After 40 years, Ian Paisley is retiring from the House of Commons. I remember his entry to it very well, because my father, who has a taste for the politically impossible, stood against Dr Paisley in North Antrim in 1970 as a Liberal, duly losing his deposit. In those days, the rhetoric of the ‘Big Man’ was more flamboyantly biblical. Alcohol, for example, was ‘the Devil’s buttermilk’, but as my father explained to Dr Paisley after 30 or so of his supporters had attacked my parents’ car while they were inside it in Ballymoney one night, the buttermilk seemed popular enough with his righteous supporters. At the count in Ballymena, a huge crowd of Paisleyites gathered in the Diamond and roared out ‘Praise God from whom all blessings flow’, which caused my father, in his speech after the declaration, to declare that ‘Oh God our help in ages past’ might be more appropriate. Dr Paisley was so furious that he grabbed the microphone and shouted to his followers to start up ‘Praise God from whom all blessings flow’ all over again. In the ensuing 40 years, the volume of the sectarian bellowing was gradually turned down, and the British establishment now congratulates itself on having tamed the old brute. But I wonder if the final lap of his career will not prove in history to have been the most ignominious. At least it can be said of Paisley in his heyday that, however frightful his bigotry, his eloquence and courage did give Unionism a voice which could not be ignored. But in the end, he was not a Unionist at all. He just wanted to be the King of Ulster, and this he achieved by dividing the spoils with a gang of even more revolting people, Sinn Fein.
The sad death of Rose Gray, of River Café fame, somehow expresses the political moment. The River Café captured most of the things which made New Labour attractive to the more educated floating voters. It was modern, informal, egalitarian, European, Venusian, but also classy, starry, expensive. It embodied what Peter Mandelson called the ‘both/and’, as opposed to ‘either/or’ approach to life — you could be both environmental (proper sourcing) and greedy (proper sauces), both concerned about the poor, the planet etc, and yet pleasantly rich. And although there was perhaps a risk of pinko smugness about the place, Rose Gray, whom I knew slightly, achieved a lot more than creating a restaurant fit for Blairites to eat in. She and her business partner Ruth Rogers had, in their generation, the sort of effect which Elizabeth David had in hers — an ability to persuade hundreds of thousands of people who cook at home that it can be an interesting, even inspiring thing to do. What happy hours we provincials have spent with the River Café duck cooked in sweet red wine, or pheasant (potentially such a dull bird) stuffed with quince cheese and thyme. So Rose Gray embodied what New Labour was supposed to be about — spreading benign middle-class values in a way which dissolved the old hatreds and improved the quality of life; but where she succeeded, it failed. If Gordon Brown were a restaurant, what sort would he be? Not the River Café.
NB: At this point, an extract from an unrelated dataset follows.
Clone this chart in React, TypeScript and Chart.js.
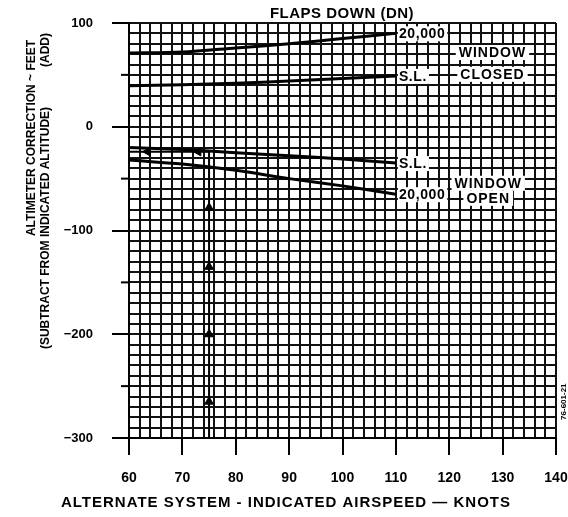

As Tories get jittery about the opinion polls, those who want to hold the Conservatives to their promise to repeal the hunting ban, if a free vote authorises it, keep trying to probe the party’s will on the subject. I suggest they should not worry that the promise will not be fulfilled, but that a Tory government will do nothing to encourage the free vote to go the right way. Suppose there are, say, 330 Conservative MPs. There may be hardly any who are personally anti-hunting, but if they sit for Luton or Bolton or Surbiton how many of their constituents are going to make them sweat if they simply do not bother to vote? Hardly any Labour MPs will vote for repeal, and perhaps only a dozen Liberals. So all the Tory party managers need do, if their leader decides that the subject is not worth political expense, is — nothing. At present, pro-hunting activists are very important in constituency campaigning. They need to get their candidates’ pledges signed in blood.
My proposal for a charity — working title, Meeting People — whose sole purpose is to provide well-informed volunteers to accompany ‘clients’ of the public services to their meetings with officialdom, gains touching support from a south London reader, Mr Garth Wiseman: ‘As a pensioner with so many chronic illnesses that I’m registered disabled and living alone (my wife left when I became ill), I find my physical debilitation reflected also in a loss of mental and emotional energy such that I am unable to fight my corner when necessary.’ That’s exactly it — the feeling that one cannot fight one’s corner. It is when one most needs the public services that one is in the least good frame of mind to struggle with them.